Impatient d’élargir une route départementale, le Conseil général des Hauts-de-Seine se heurte à un collectif de 18 associations.
Les travaux d’élargissement du pont du T2 pour les 4 voies de la RD7.
Depuis longtemps, on parle de mettre à quatre voies la RD 7 qui longe la Seine, en rive gauche, de la sortie de Paris à Sèvres. Deux présidents de Conseil général l’ont envisagé avant d’y renoncer. L’actuel, Patrick Devedjian (UMP), est pressé de faire aboutir ce projet baptisé « Vallée rive gauche ».
Le mauvais « feuilleton » de la RD7
Dès novembre 2005, plusieurs associations ont participé à la concertation préalable, en s’assurant les conseils de deux experts, Yann Le Gal et Christian Collin. Sagement, le maire d’Issy-les-Moulineaux, André Santini, optait pour une solution de compromis : deux fois une voie et demie. Entendez : une voie de circulation par sens, plus une bande étroite dévolue aux cyclistes mais sur laquelle les voitures pourraient stationner pour une dépose-minute. Une formule bien connue à l’étranger.
En juin 2007, le Département arrête son choix : 2 × 2 voies avec des feux – et non des ronds-points – plus 2 pistes cyclables. Il confie les berges à la société ILEX qui élabore un projet extrêmement minéral et souvent destructeur du contact entre le fleuve et la végétation. Malgré les réactions et propositions des associations, la majorité départementale vote les 4 voies, le 27 mars 2009.
Un collectif associatif renforcé
Les associations, nullement découragées par la longueur et la complexité des procédures, poursuivent leur combat. Le collectif réunit maintenant 18 structures et il bénéficie de l’appui technique et moral des unions départementale (Environnement 92) et régionale (Ile-de-France Environnement).
Les recours bafoués
Deux recours ont été déposés auprès du tribunal administratif. L’un conteste la déclaration d’utilité publique du préfet autorisant l’élargissement de la route.

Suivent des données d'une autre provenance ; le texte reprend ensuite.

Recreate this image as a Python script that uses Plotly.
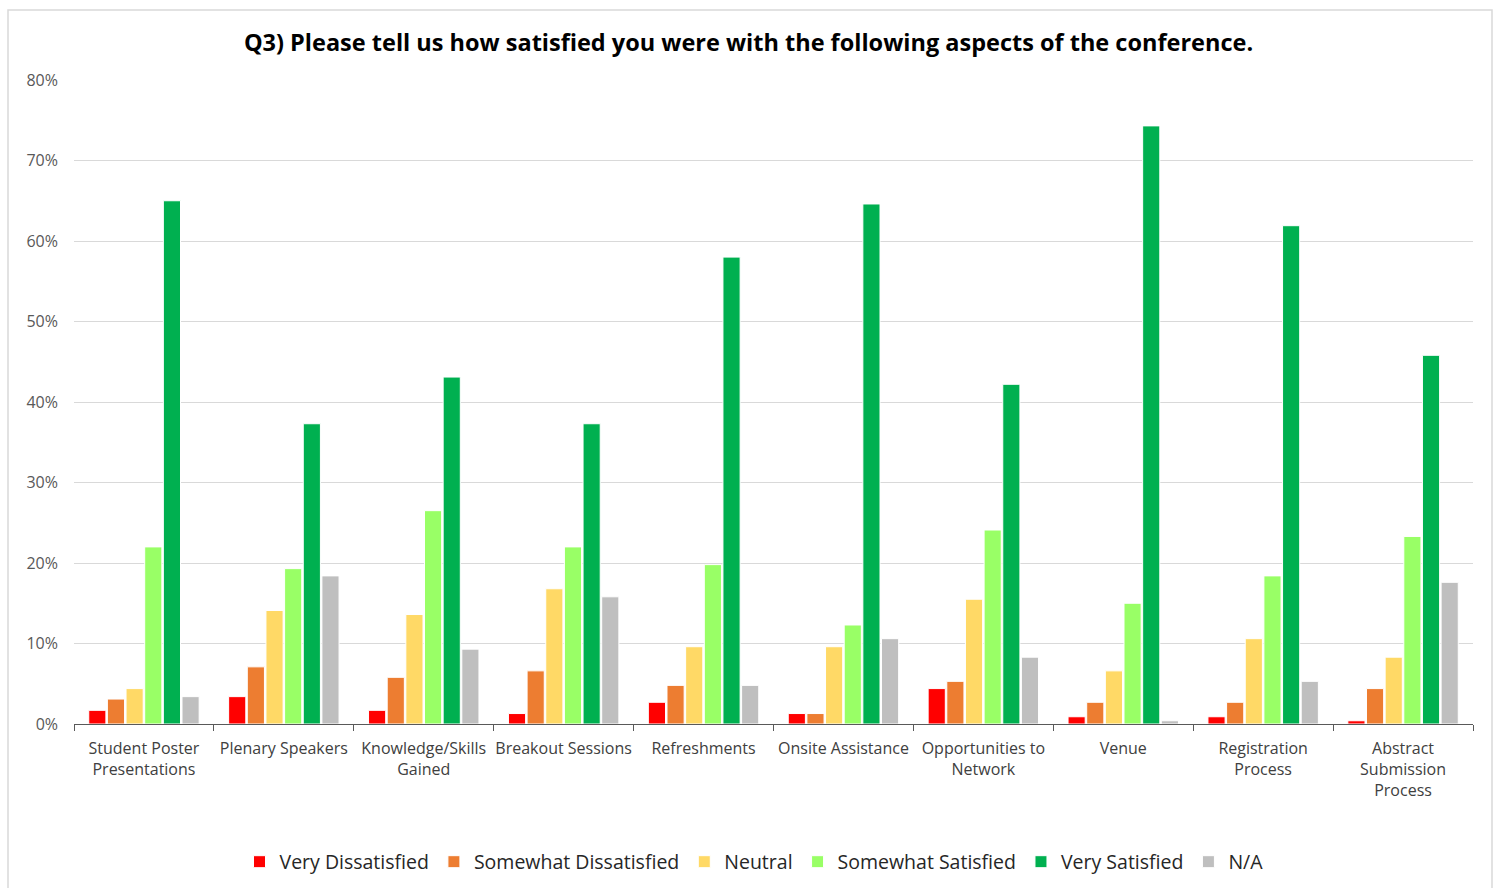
import plotly.graph_objects as go

categories = [
    "Student Poster<br>Presentations",
    "Plenary Speakers",
    "Knowledge/Skills<br>Gained",
    "Breakout Sessions",
    "Refreshments",
    "Onsite Assistance",
    "Opportunities to<br>Network",
    "Venue",
    "Registration<br>Process",
    "Abstract<br>Submission<br>Process",
]

very_dissatisfied = [1.7, 3.4, 1.7, 1.3, 2.7, 1.3, 4.4, 0.9, 0.9, 0.4]
somewhat_dissatisfied = [3.1, 7.1, 5.8, 6.6, 4.8, 1.3, 5.3, 2.7, 2.7, 4.4]
neutral = [4.4, 14.1, 13.6, 16.8, 9.6, 9.6, 15.5, 6.6, 10.6, 8.3]
somewhat_satisfied = [22.0, 19.3, 26.5, 22.0, 19.8, 12.3, 24.1, 15.0, 18.4, 23.3]
very_satisfied = [65.0, 37.3, 43.1, 37.3, 58.0, 64.6, 42.2, 74.3, 61.9, 45.8]
not_applicable = [3.4, 18.4, 9.3, 15.8, 4.8, 10.6, 8.3, 0.4, 5.3, 17.6]

series = [
    ("Very Dissatisfied", very_dissatisfied, "#FF0000"),
    ("Somewhat Dissatisfied", somewhat_dissatisfied, "#ED7D31"),
    ("Neutral", neutral, "#FFD966"),
    ("Somewhat Satisfied", somewhat_satisfied, "#99FF66"),
    ("Very Satisfied", very_satisfied, "#00B050"),
    ("N/A", not_applicable, "#BFBFBF"),
]

FONT = "'Open Sans', Calibri, Carlito, sans-serif"

fig = go.Figure()
for name, vals, color in series:
    fig.add_trace(go.Bar(
        name=name,
        x=categories,
        y=[v / 100 for v in vals],
        marker=dict(color=color, line=dict(color="white", width=1)),
    ))

BASE = 724
PLOT_H = 888 - 80 - 164
fig.update_layout(
    width=1497,
    height=888,
    barmode="group",
    bargap=0.2,
    bargroupgap=0.08,
    plot_bgcolor="white",
    paper_bgcolor="white",
    margin=dict(l=74, r=24, t=80, b=164, autoexpand=False),
    title=dict(
        text="<b>Q3) Please tell us how satisfied you were with the following aspects of the conference.</b>",
        x=0.5,
        xanchor="center",
        y=1 - 43 / 888,
        yanchor="middle",
        font=dict(family=FONT, size=23.5, color="#000000"),
    ),
    font=dict(family=FONT, color="#404040"),
    legend=dict(
        orientation="h",
        x=(754 - 74) / 1399,
        xanchor="center",
        y=(BASE - 862) / PLOT_H,
        yanchor="middle",
        font=dict(family=FONT, size=19.5, color="#262626"),
        itemwidth=30,
        traceorder="normal",
    ),
    showlegend=True,
)

fig.update_yaxes(
    range=[0, 0.8],
    dtick=0.1,
    tickformat=".0%",
    showgrid=True,
    gridcolor="#D9D9D9",
    gridwidth=1,
    zeroline=False,
    showline=False,
    ticks="",
    tickfont=dict(family=FONT, size=16, color="#595959"),
    ticklabelstandoff=15,
    automargin=False,
)

fig.update_xaxes(
    showline=True,
    linecolor="#595959",
    linewidth=1,
    ticks="outside",
    tickson="boundaries",
    ticklen=6,
    tickcolor="#595959",
    tickangle=0,
    tickfont=dict(family=FONT, size=16, color="#404040"),
    ticklabelstandoff=10,
    showgrid=False,
    automargin=False,
)

fig.add_shape(
    type="rect",
    xref="paper", yref="paper",
    x0=(8 - 74) / 1399, x1=(1492 - 74) / 1399,
    y0=(BASE - 900) / PLOT_H, y1=(BASE - 10) / PLOT_H,
    line=dict(color="#D9D9D9", width=1.5),
    fillcolor="rgba(0,0,0,0)",
    layer="below",
)

fig.write_html(
    "out.html",
    config={"displayModeBar": False},
    post_script="document.body.style.margin='0';",
)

L’autre attaque l’arrêté du même préfet autorisant l’aménagement des berges de Seine tel que prévu par le projet ILEX. Alors qu’habituellement les responsables attendent, pour ouvrir les chantiers, que les projets soient « purgés » de tout recours devant la justice, la présidence du Conseil général a lancé les ordres de travaux. Ainsi, le 11 février 2012, la ligne de tramway T2 (parallèle à la RD 7) a été coupée à la circulation pour engager la construction d’un nouveau pont ferroviaire.
Vers un dérapage financier inévitable
Les associations, préparant leurs arguments pour le tribunal, ont découvert que les finances départementales étaient en difficulté. Les Hauts-de-Seine, deuxième département le plus riche de France par tête d’habitant, est obligé d’emprunter sur les marchés financiers pour réaliser ses projets. Le coût prévisionnel du projet « Vallée rive gauche » était de 200 M € en 2006. Le budget actuel reprend cette estimation, feignant d’ignorer que les prix ont augmenté depuis six ans. Comment se fait-il que les chiffres n’aient pas été réactualisés ?
D’autres aménagements lourds sont en cours dans les Hauts-de-Seine. Outre le quartier de La Défense, éternel chantier, on peut citer le projet Arena sur Nanterre, l’aménagement de l’île Seguin, le prolongement des tramways T1 et T2 dans le nord du département et la création du tramway T6, au sud, à partir du métro Châtillon-Montrouge. Ce dernier chantier devrait être prioritaire – de l’avis des associations – alors que les projets routiers ne devraient pas l’être. Il faut savoir que la ligne T6 a été décidée en 2000 pour une livraison en 2006… reportée à 2014 !
Le recours à l’emprunt pour financer des investissements n’est pas en soi une hérésie économique. Les Altoséquanais sont cependant conscients que tôt ou tard une augmentation de la part départementale des impôts locaux est inéluctable. Dans ces conditions, le projet « Vallée rive gauche » n’est pas seulement une faute environnementale générant plus de circulation automobile et la dégradation des berges naturelles. C’est aussi une dépense excessive.